Direction ▸
Reproduce the data exactly and drop any pictures it holds.

Given data ▸
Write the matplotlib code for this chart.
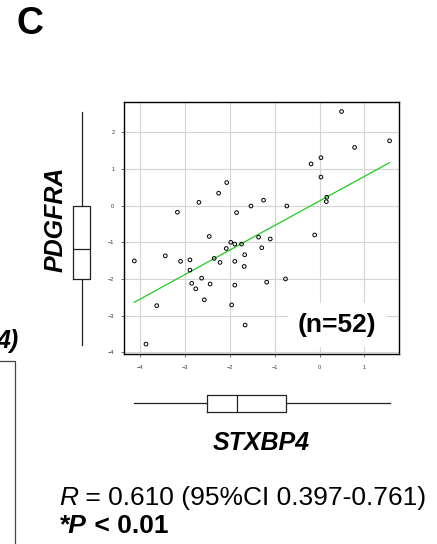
import numpy as np
import matplotlib
matplotlib.use("Agg")
import matplotlib.pyplot as plt
from matplotlib.lines import Line2D

plt.rcParams['font.family'] = ['Liberation Sans', 'DejaVu Sans']

# STXBP4 (x) vs PDGFRA (y)
stxbp4 = [-4.13, -3.87, -3.63, -3.44, -3.17, -3.10, -2.89, -2.89, -2.85, -2.76,
          -2.69, -2.63, -2.57, -2.46, -2.44, -2.35, -2.25, -2.22, -2.08, -2.07,
          -1.98, -1.96, -1.89, -1.89, -1.89, -1.85, -1.74, -1.68, -1.67, -1.66,
          -1.53, -1.36, -1.29, -1.25, -1.18, -1.10, -0.76, -0.73, -0.19, -0.11,
          0.03, 0.03, 0.16, 0.15, 0.49, 0.78, 1.56]
pdgfra = [-1.51, -3.78, -2.73, -1.37, -0.18, -1.52, -1.48, -1.76, -2.12, -2.27,
          0.09, -1.98, -2.57, -0.84, -2.14, -1.44, 0.34, -1.55, -1.17, 0.63,
          -1.00, -2.71, -1.05, -1.52, -2.17, -0.19, -1.05, -1.66, -1.34, -3.26,
          -0.01, -0.86, -1.15, 0.15, -2.09, -0.91, -2.00, -0.01, 1.14, -0.80,
          1.31, 0.78, 0.23, 0.11, 2.57, 1.59, 1.77]

# fitted line (slope, intercept) and box summaries as drawn
fit_slope, fit_intercept = 0.67, 0.13
x_box = dict(whislo=-4.13, q1=-2.51, med=-1.85, q3=-0.75, whishi=1.56)
y_box = dict(whislo=-3.80, q1=-2.00, med=-1.17, q3=0.00, whishi=2.56)

x_ticks = [-4, -3, -2, -1, 0, 1]
y_ticks = [-4, -3, -2, -1, 0, 1, 2]
xlim = (-4.36, 1.77)
ylim = (-4.05, 2.83)

W, H = 437, 544
fig = plt.figure(figsize=(W / 100, H / 100), dpi=100)


def rect(x0, y0, x1, y1):
    # pixel box (top-left origin) -> figure fraction
    return [x0 / W, 1 - y1 / H, (x1 - x0) / W, (y1 - y0) / H]


def fx(px):
    return px / W


def fy(py):
    return 1 - py / H


# main scatter
ax = fig.add_axes(rect(124, 102, 399, 354))
ax.grid(True, color='#d4d4d4', lw=0.8)
ax.set_axisbelow(True)
ax.scatter(stxbp4, pdgfra, s=7, facecolors='none', edgecolors='black', linewidths=0.7, zorder=3)
xs = np.array([min(stxbp4), max(stxbp4)])
ax.plot(xs, fit_slope * xs + fit_intercept, color='#22cc22', lw=0.9, zorder=2)
ax.set_xlim(xlim)
ax.set_ylim(ylim)
ax.set_xticks(x_ticks)
ax.set_yticks(y_ticks)
ax.tick_params(axis='both', labelsize=4, length=2, width=0.5, colors='#333333')
ax.tick_params(axis='x', pad=6)
ax.tick_params(axis='y', pad=5)
for s in ax.spines.values():
    s.set_linewidth(1.0)
    s.set_color('black')
ax.text(0.775, 0.115, '(n=52)', transform=ax.transAxes, ha='center', va='center',
        fontsize=19, fontweight='bold', zorder=5,
        bbox=dict(facecolor='white', edgecolor='none', pad=7))

# marginal boxplot for PDGFRA (left)
axl = fig.add_axes(rect(62, 102, 102, 354))
axl.bxp([y_box], positions=[0.5], widths=17 / 40, vert=True, showcaps=False,
        showfliers=False,
        boxprops=dict(color='#222222', lw=0.9),
        whiskerprops=dict(color='#222222', lw=0.9),
        medianprops=dict(color='#222222', lw=0.9))
axl.set_xlim(0, 1)
axl.set_ylim(ylim)
axl.axis('off')

# marginal boxplot for STXBP4 (bottom)
axb = fig.add_axes(rect(124, 383, 399, 423))
axb.bxp([x_box], positions=[0.5], widths=17 / 40, vert=False, showcaps=False,
        showfliers=False,
        boxprops=dict(color='#222222', lw=0.9),
        whiskerprops=dict(color='#222222', lw=0.9),
        medianprops=dict(color='#222222', lw=0.9))
axb.set_ylim(0, 1)
axb.set_xlim(xlim)
axb.axis('off')

# labels
fig.text(fx(16), fy(24), 'C', fontsize=27, fontweight='bold', ha='left', va='center')
fig.text(fx(56), fy(219), 'PDGFRA', rotation=90, fontsize=18, fontweight='bold',
         style='italic', ha='center', va='center')
fig.text(fx(261), fy(443), 'STXBP4', fontsize=18, fontweight='bold',
         style='italic', ha='center', va='center')

# leftover of neighbouring panel
fig.text(fx(19), fy(341), '4)', fontsize=18, fontweight='bold', style='italic',
         ha='right', va='center')
fig.add_artist(Line2D([0, fx(15), fx(15)], [fy(361), fy(361), 0],
                      transform=fig.transFigure, color='#444444', lw=0.9))

# statistics text, italic R / P followed by upright remainder
fig.canvas.draw()
renderer = fig.canvas.get_renderer()
t1 = fig.text(fx(59), fy(498), 'R', fontsize=19, style='italic', ha='left', va='center')
e1 = t1.get_window_extent(renderer)
fig.text(e1.x1 / W, fy(498), ' = 0.610 (95%CI 0.397-0.761)', fontsize=19,
         ha='left', va='center')
t2 = fig.text(fx(59), fy(526), '*P', fontsize=19, style='italic', fontweight='bold',
              ha='left', va='center')
e2 = t2.get_window_extent(renderer)
fig.text(e2.x1 / W, fy(526), ' < 0.01', fontsize=19, fontweight='bold',
         ha='left', va='center')

fig.savefig('out.png', dpi=100)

Response to the task ▸
Write the matplotlib code for this chart.
import numpy as np
import matplotlib
matplotlib.use("Agg")
import matplotlib.pyplot as plt
from matplotlib.lines import Line2D

plt.rcParams['font.family'] = ['Liberation Sans', 'DejaVu Sans']

# STXBP4 (x) vs PDGFRA (y)
stxbp4 = [-4.13, -3.87, -3.63, -3.44, -3.17, -3.10, -2.89, -2.89, -2.85, -2.76,
          -2.69, -2.63, -2.57, -2.46, -2.44, -2.35, -2.25, -2.22, -2.08, -2.07,
          -1.98, -1.96, -1.89, -1.89, -1.89, -1.85, -1.74, -1.68, -1.67, -1.66,
          -1.53, -1.36, -1.29, -1.25, -1.18, -1.10, -0.76, -0.73, -0.19, -0.11,
          0.03, 0.03, 0.16, 0.15, 0.49, 0.78, 1.56]
pdgfra = [-1.51, -3.78, -2.73, -1.37, -0.18, -1.52, -1.48, -1.76, -2.12, -2.27,
          0.09, -1.98, -2.57, -0.84, -2.14, -1.44, 0.34, -1.55, -1.17, 0.63,
          -1.00, -2.71, -1.05, -1.52, -2.17, -0.19, -1.05, -1.66, -1.34, -3.26,
          -0.01, -0.86, -1.15, 0.15, -2.09, -0.91, -2.00, -0.01, 1.14, -0.80,
          1.31, 0.78, 0.23, 0.11, 2.57, 1.59, 1.77]

# fitted line (slope, intercept) and box summaries as drawn
fit_slope, fit_intercept = 0.67, 0.13
x_box = dict(whislo=-4.13, q1=-2.51, med=-1.85, q3=-0.75, whishi=1.56)
y_box = dict(whislo=-3.80, q1=-2.00, med=-1.17, q3=0.00, whishi=2.56)

x_ticks = [-4, -3, -2, -1, 0, 1]
y_ticks = [-4, -3, -2, -1, 0, 1, 2]
xlim = (-4.36, 1.77)
ylim = (-4.05, 2.83)

W, H = 437, 544
fig = plt.figure(figsize=(W / 100, H / 100), dpi=100)


def rect(x0, y0, x1, y1):
    # pixel box (top-left origin) -> figure fraction
    return [x0 / W, 1 - y1 / H, (x1 - x0) / W, (y1 - y0) / H]


def fx(px):
    return px / W


def fy(py):
    return 1 - py / H


# main scatter
ax = fig.add_axes(rect(124, 102, 399, 354))
ax.grid(True, color='#d4d4d4', lw=0.8)
ax.set_axisbelow(True)
ax.scatter(stxbp4, pdgfra, s=7, facecolors='none', edgecolors='black', linewidths=0.7, zorder=3)
xs = np.array([min(stxbp4), max(stxbp4)])
ax.plot(xs, fit_slope * xs + fit_intercept, color='#22cc22', lw=0.9, zorder=2)
ax.set_xlim(xlim)
ax.set_ylim(ylim)
ax.set_xticks(x_ticks)
ax.set_yticks(y_ticks)
ax.tick_params(axis='both', labelsize=4, length=2, width=0.5, colors='#333333')
ax.tick_params(axis='x', pad=6)
ax.tick_params(axis='y', pad=5)
for s in ax.spines.values():
    s.set_linewidth(1.0)
    s.set_color('black')
ax.text(0.775, 0.115, '(n=52)', transform=ax.transAxes, ha='center', va='center',
        fontsize=19, fontweight='bold', zorder=5,
        bbox=dict(facecolor='white', edgecolor='none', pad=7))

# marginal boxplot for PDGFRA (left)
axl = fig.add_axes(rect(62, 102, 102, 354))
axl.bxp([y_box], positions=[0.5], widths=17 / 40, vert=True, showcaps=False,
        showfliers=False,
        boxprops=dict(color='#222222', lw=0.9),
        whiskerprops=dict(color='#222222', lw=0.9),
        medianprops=dict(color='#222222', lw=0.9))
axl.set_xlim(0, 1)
axl.set_ylim(ylim)
axl.axis('off')

# marginal boxplot for STXBP4 (bottom)
axb = fig.add_axes(rect(124, 383, 399, 423))
axb.bxp([x_box], positions=[0.5], widths=17 / 40, vert=False, showcaps=False,
        showfliers=False,
        boxprops=dict(color='#222222', lw=0.9),
        whiskerprops=dict(color='#222222', lw=0.9),
        medianprops=dict(color='#222222', lw=0.9))
axb.set_ylim(0, 1)
axb.set_xlim(xlim)
axb.axis('off')

# labels
fig.text(fx(16), fy(24), 'C', fontsize=27, fontweight='bold', ha='left', va='center')
fig.text(fx(56), fy(219), 'PDGFRA', rotation=90, fontsize=18, fontweight='bold',
         style='italic', ha='center', va='center')
fig.text(fx(261), fy(443), 'STXBP4', fontsize=18, fontweight='bold',
         style='italic', ha='center', va='center')

# leftover of neighbouring panel
fig.text(fx(19), fy(341), '4)', fontsize=18, fontweight='bold', style='italic',
         ha='right', va='center')
fig.add_artist(Line2D([0, fx(15), fx(15)], [fy(361), fy(361), 0],
                      transform=fig.transFigure, color='#444444', lw=0.9))

# statistics text, italic R / P followed by upright remainder
fig.canvas.draw()
renderer = fig.canvas.get_renderer()
t1 = fig.text(fx(59), fy(498), 'R', fontsize=19, style='italic', ha='left', va='center')
e1 = t1.get_window_extent(renderer)
fig.text(e1.x1 / W, fy(498), ' = 0.610 (95%CI 0.397-0.761)', fontsize=19,
         ha='left', va='center')
t2 = fig.text(fx(59), fy(526), '*P', fontsize=19, style='italic', fontweight='bold',
              ha='left', va='center')
e2 = t2.get_window_extent(renderer)
fig.text(e2.x1 / W, fy(526), ' < 0.01', fontsize=19, fontweight='bold',
         ha='left', va='center')

fig.savefig('out.png', dpi=100)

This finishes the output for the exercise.